Aim
Would you transcribe the listing that follows, character for character, and omit its images?

Information shown

— Start —

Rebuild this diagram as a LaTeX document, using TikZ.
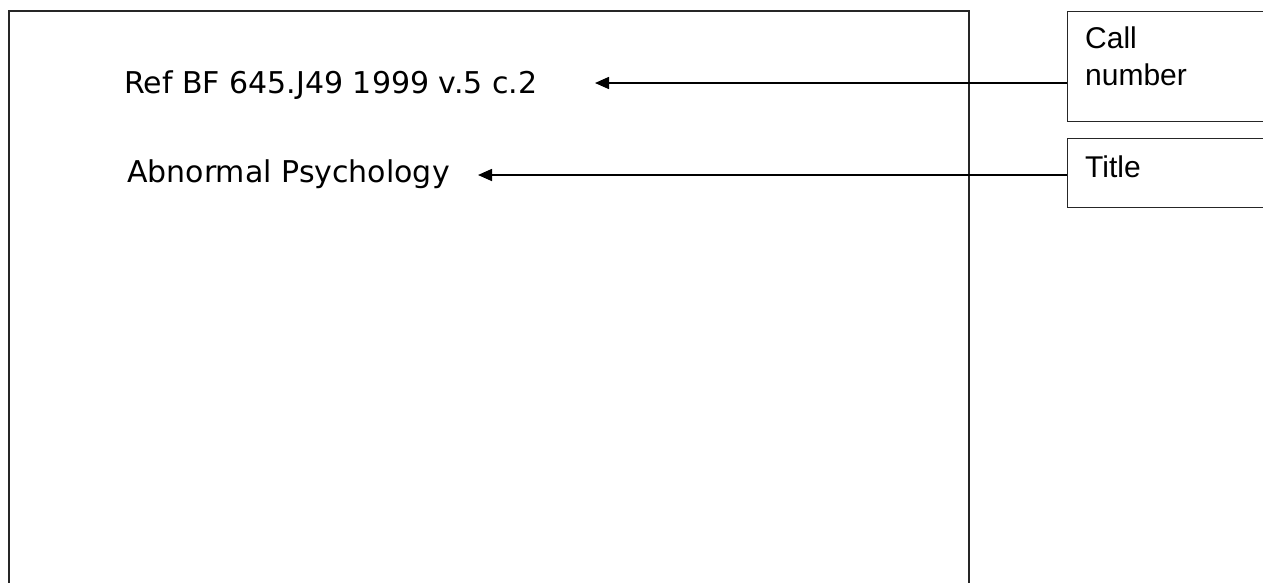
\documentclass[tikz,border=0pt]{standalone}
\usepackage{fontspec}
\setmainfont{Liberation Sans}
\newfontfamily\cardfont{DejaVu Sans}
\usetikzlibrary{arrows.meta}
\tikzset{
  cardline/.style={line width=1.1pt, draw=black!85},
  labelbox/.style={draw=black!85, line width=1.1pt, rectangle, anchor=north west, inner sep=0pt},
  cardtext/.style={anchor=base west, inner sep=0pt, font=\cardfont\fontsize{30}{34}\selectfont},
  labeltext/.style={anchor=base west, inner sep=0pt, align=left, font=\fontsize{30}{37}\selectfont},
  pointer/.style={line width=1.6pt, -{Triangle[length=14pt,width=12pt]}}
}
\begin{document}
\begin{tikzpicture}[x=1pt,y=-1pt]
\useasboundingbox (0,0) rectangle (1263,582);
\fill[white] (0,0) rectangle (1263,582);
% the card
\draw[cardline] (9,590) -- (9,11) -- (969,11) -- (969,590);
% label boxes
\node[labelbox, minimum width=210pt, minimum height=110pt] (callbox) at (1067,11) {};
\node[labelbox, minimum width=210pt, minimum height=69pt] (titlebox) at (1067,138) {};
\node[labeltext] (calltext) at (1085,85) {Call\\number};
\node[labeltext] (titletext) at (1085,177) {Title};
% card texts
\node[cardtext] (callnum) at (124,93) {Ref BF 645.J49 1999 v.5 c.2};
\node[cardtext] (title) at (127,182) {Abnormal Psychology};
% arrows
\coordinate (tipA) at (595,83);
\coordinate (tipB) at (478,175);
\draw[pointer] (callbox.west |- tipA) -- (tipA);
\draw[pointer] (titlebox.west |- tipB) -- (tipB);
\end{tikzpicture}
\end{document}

— End —

Output of the task
Rebuild this diagram as a LaTeX document, using TikZ.
\documentclass[tikz,border=0pt]{standalone}
\usepackage{fontspec}
\setmainfont{Liberation Sans}
\newfontfamily\cardfont{DejaVu Sans}
\usetikzlibrary{arrows.meta}
\tikzset{
  cardline/.style={line width=1.1pt, draw=black!85},
  labelbox/.style={draw=black!85, line width=1.1pt, rectangle, anchor=north west, inner sep=0pt},
  cardtext/.style={anchor=base west, inner sep=0pt, font=\cardfont\fontsize{30}{34}\selectfont},
  labeltext/.style={anchor=base west, inner sep=0pt, align=left, font=\fontsize{30}{37}\selectfont},
  pointer/.style={line width=1.6pt, -{Triangle[length=14pt,width=12pt]}}
}
\begin{document}
\begin{tikzpicture}[x=1pt,y=-1pt]
\useasboundingbox (0,0) rectangle (1263,582);
\fill[white] (0,0) rectangle (1263,582);
% the card
\draw[cardline] (9,590) -- (9,11) -- (969,11) -- (969,590);
% label boxes
\node[labelbox, minimum width=210pt, minimum height=110pt] (callbox) at (1067,11) {};
\node[labelbox, minimum width=210pt, minimum height=69pt] (titlebox) at (1067,138) {};
\node[labeltext] (calltext) at (1085,85) {Call\\number};
\node[labeltext] (titletext) at (1085,177) {Title};
% card texts
\node[cardtext] (callnum) at (124,93) {Ref BF 645.J49 1999 v.5 c.2};
\node[cardtext] (title) at (127,182) {Abnormal Psychology};
% arrows
\coordinate (tipA) at (595,83);
\coordinate (tipB) at (478,175);
\draw[pointer] (callbox.west |- tipA) -- (tipA);
\draw[pointer] (titlebox.west |- tipB) -- (tipB);
\end{tikzpicture}
\end{document}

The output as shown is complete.